If an employer appears to be interfering in the employee’s right to freely decide, the revocation will be disallowed. Employers may make employees believe there will be some kind of retribution if they don’t revoke their signatures. The same applies if an employer promises some reward if employees get a union authorization card back, like raises or special events.
In an Ohio food processing case, the employer circulated a flyer, telling employees they could withdraw their signed authorization cards from UFCW (local 75). The employer then included a “revocation form” they could complete and return to the union.
Because the employer had engaged in previous egregious unfair labor practices (ULPs), the NLRB decided the company could not tell employees how to get their union authorization card back. This ultimately created an atmosphere of fear. Validated ULPs can haunt an employer in many ways, including when employees want to get a union authorization card back.

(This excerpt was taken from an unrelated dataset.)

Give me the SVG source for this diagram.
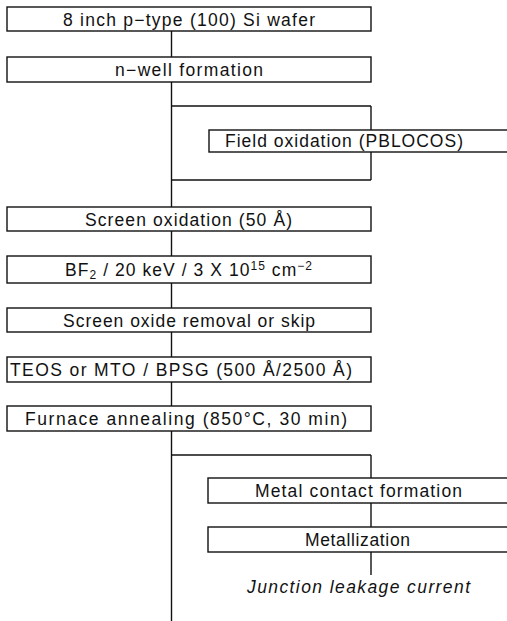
<svg xmlns="http://www.w3.org/2000/svg" width="507" height="621" viewBox="0 0 507 621">
<style>
rect{fill:#fff;stroke:#111;stroke-width:1.4}
.c line{stroke:#111;stroke-width:1.4;fill:none}
text{font-family:"Liberation Sans",Arial,sans-serif;font-size:17.5px;fill:#111}
.it{font-style:italic}
.s{font-size:12px}
</style>
<rect x="0" y="0" width="507" height="621" style="stroke:none;fill:#fff"/>
<g class="c" id="connectors">
<line x1="171.5" y1="31" x2="171.5" y2="57"/>
<line x1="171.5" y1="82" x2="171.5" y2="207"/>
<line x1="171.5" y1="106" x2="371" y2="106"/>
<line x1="371" y1="106" x2="371" y2="130"/>
<line x1="371" y1="152" x2="371" y2="180"/>
<line x1="171.5" y1="180" x2="371" y2="180"/>
<line x1="171.5" y1="231" x2="171.5" y2="256"/>
<line x1="171.5" y1="283" x2="171.5" y2="308"/>
<line x1="171.5" y1="332" x2="171.5" y2="357"/>
<line x1="171.5" y1="382" x2="171.5" y2="406"/>
<line x1="171.5" y1="431" x2="171.5" y2="621"/>
<line x1="171.5" y1="455" x2="371" y2="455"/>
<line x1="371" y1="455" x2="371" y2="478"/>
<line x1="371" y1="503" x2="371" y2="527"/>
<line x1="371" y1="552" x2="371" y2="575"/>
</g>
<g id="n1"><rect x="7" y="7" width="364" height="24"/><text x="63" y="25.5" textLength="252">8 inch p−type (100) Si wafer</text></g>
<g id="n2"><rect x="7" y="57" width="364" height="25"/><text x="115" y="76" textLength="148">n−well formation</text></g>
<g id="n3"><rect x="209" y="130" width="305" height="22"/><text x="225" y="147" textLength="238">Field oxidation (PBLOCOS)</text></g>
<g id="n4"><rect x="7" y="207" width="364" height="24"/><text x="85" y="226" textLength="207">Screen oxidation (50 Å)</text></g>
<g id="n5"><rect x="7" y="256" width="364" height="27"/><text x="65" y="276" textLength="247">BF<tspan class="s" dy="3">2</tspan><tspan dy="-3"> / 20 keV / 3 X 10</tspan><tspan class="s" dy="-6">15</tspan><tspan dy="6"> cm</tspan><tspan class="s" dy="-6">−2</tspan></text></g>
<g id="n6"><rect x="7" y="308" width="364" height="24"/><text x="63" y="327" textLength="252">Screen oxide removal or skip</text></g>
<g id="n7"><rect x="7" y="357" width="364" height="25"/><text x="10" y="376" textLength="342">TEOS or MTO / BPSG (500 Å/2500 Å)</text></g>
<g id="n8"><rect x="7" y="406" width="364" height="25"/><text x="25" y="425" textLength="322">Furnace annealing (850°C, 30 min)</text></g>
<g id="n9"><rect x="208" y="478" width="306" height="25"/><text x="255" y="497" textLength="207">Metal contact formation</text></g>
<g id="n10"><rect x="208" y="527" width="306" height="25"/><text x="305" y="546" textLength="105">Metallization</text></g>
<g id="n11"><text class="it" x="247" y="593" textLength="223">Junction leakage current</text></g>
</svg>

Stay Within Legal Guidelines
It’s almost impossible to predict how the NLRB or an Administrative Law Judge will decide cases. Trends change with each new board appointment or new administration. It proves once again that your leaders must have a deep knowledge and understanding of legal ways to stay union-free. They must also keep the workforce fully informed of their rights without conveying any sense of coercion. This is why so many companies are using video, web and eLearning solutions on a routine basis to connect with the workforce.
Engage your employees on a regular basis and develop positive employee-employer relationships. You’ll be much less likely to have to deal with union authorization cards in the first place.
Employees can be informed of how to get a union authorization card back. It’s everyone’s right to be fully informed of their choices and the correct, legal actions to take. As their employer, be sure you let them know their rights in a legally acceptable way.